Probably in that order. 

I am still trying to deiced if I want the Canon 16-35f4 or the Sony. A Canon 16-35f4L will complete my Canon system for now. But the Canon 16-35f4 will likely see more use on my Sony A7II until I get a Sony FE 16-35f4. The Canon lens seems better quality but the Sony would be more convenient on an A7II. I would like to someday get a TS 24mm but there are other lens I want more. 

I have been using my A7II more often. The Sigma 35f1.4 on my list for a long time. But I am more likely to use my A7II for prime lens. So I have replaced that with the Sony FE 35f1.4. In the mean time I will continue using using an old FD 35f2 and meta-bones adapted EF lens on my A7II.


----------



## Zv (May 25, 2015)

I've been trying (and failing) not to buy anymore gear this year, but that doesn't mean I can't wish! 

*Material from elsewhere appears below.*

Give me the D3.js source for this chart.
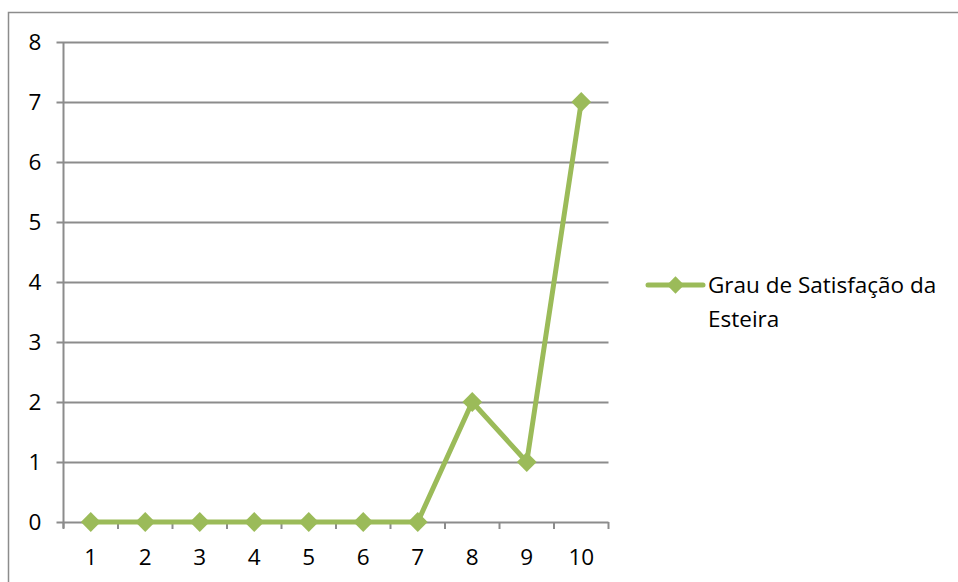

1. 16-35 f/4L IS (via 17-40L sale) 
2. 50 1.8 STM 
3. EOS M3 (debating M1 sale)

Those are my realistic ones. Just sold my Sigma non art 50 1.4 so I think No.2 could be justified


----------



## Dylan777 (May 25, 2015)

On the need side, I feel adequate with my current gear 

On the want side, however.... : : :
1. 11-24
2. 600mm - always want to own 200f2 IS, 400f2.8 IS II and 600f4 II.


----------



## Dylan777 (May 25, 2015)

tcmatthews said:


> Get out to take pictures more often.
> 16-35 f4L ? Sony FE16-35f4
> New Mac Book Pro
> New printer
> ...



Sony/FE 16-35 is a good lens. It will be great for Sony system. I never try Canon 16-35 f4 IS on Sony before, but I know this lens works VERY well with Canon bodies - sharp and light weight.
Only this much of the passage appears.